What is expected: How many lines of the material below contain the string "chart"? Answer with the number and nothing else.

::: Records for the exercise

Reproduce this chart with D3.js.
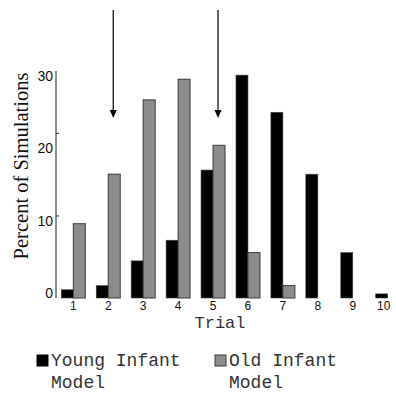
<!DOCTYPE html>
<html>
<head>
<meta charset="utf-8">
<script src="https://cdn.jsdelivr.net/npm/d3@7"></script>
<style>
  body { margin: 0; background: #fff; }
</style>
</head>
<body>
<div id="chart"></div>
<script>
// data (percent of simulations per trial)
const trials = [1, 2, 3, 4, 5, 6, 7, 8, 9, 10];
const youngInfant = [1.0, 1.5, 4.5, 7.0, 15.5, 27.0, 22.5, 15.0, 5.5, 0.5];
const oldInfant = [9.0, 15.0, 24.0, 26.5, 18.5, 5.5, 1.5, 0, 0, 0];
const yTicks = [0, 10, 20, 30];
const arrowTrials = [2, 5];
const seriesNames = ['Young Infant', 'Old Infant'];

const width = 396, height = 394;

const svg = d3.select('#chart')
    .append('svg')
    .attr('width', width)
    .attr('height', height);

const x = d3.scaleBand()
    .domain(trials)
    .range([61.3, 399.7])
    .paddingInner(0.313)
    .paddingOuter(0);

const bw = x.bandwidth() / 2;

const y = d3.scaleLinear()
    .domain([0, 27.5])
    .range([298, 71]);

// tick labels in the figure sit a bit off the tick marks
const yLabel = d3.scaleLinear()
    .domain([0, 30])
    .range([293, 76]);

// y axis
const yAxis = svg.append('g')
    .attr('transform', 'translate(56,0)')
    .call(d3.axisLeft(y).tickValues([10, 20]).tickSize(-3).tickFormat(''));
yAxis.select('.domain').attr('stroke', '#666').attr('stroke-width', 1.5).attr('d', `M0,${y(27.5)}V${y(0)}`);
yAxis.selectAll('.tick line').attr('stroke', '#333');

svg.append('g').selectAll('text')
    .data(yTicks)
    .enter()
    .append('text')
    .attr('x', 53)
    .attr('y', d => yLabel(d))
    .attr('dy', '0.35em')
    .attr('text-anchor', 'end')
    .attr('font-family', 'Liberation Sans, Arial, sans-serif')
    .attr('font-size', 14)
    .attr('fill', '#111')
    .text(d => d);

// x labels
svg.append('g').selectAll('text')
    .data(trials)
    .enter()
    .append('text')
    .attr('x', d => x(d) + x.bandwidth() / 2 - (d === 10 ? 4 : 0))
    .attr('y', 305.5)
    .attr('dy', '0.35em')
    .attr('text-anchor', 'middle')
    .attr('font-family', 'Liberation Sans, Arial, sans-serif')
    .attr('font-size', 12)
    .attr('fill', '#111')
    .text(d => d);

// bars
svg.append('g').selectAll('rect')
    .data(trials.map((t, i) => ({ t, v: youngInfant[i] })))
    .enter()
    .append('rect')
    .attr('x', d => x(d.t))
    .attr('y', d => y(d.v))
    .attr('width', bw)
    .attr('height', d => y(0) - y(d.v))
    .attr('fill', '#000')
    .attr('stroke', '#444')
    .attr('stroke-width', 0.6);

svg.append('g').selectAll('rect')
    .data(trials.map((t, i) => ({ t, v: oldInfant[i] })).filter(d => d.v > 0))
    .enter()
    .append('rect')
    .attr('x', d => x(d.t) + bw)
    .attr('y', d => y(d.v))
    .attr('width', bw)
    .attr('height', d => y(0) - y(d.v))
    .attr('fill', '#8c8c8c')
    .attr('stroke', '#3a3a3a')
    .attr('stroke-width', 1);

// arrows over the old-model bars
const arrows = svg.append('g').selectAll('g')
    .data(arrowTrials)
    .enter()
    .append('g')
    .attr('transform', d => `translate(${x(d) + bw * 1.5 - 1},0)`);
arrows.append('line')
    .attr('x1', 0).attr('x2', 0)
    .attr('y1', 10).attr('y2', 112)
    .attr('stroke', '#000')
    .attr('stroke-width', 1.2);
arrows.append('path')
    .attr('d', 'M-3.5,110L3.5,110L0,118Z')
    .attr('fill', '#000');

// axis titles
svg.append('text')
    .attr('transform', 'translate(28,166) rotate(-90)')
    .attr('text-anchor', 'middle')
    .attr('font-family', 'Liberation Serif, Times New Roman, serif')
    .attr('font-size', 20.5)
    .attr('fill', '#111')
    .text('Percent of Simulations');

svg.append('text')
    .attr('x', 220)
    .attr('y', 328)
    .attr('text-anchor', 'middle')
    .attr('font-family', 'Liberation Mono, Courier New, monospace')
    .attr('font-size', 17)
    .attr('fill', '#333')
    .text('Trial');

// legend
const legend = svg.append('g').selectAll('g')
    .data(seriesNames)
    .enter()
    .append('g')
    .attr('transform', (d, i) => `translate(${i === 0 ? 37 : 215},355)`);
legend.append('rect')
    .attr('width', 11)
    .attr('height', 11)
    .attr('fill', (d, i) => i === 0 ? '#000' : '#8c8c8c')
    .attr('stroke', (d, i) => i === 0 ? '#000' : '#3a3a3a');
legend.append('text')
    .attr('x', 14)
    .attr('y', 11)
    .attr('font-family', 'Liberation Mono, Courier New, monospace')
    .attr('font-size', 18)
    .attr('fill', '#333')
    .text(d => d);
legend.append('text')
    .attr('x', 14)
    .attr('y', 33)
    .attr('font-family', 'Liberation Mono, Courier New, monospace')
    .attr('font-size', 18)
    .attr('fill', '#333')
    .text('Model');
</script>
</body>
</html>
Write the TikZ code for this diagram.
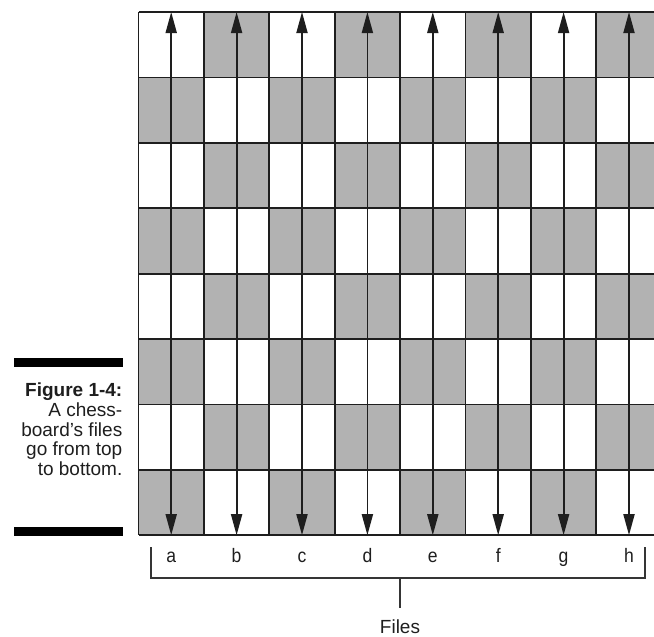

::::::

Task solution: 3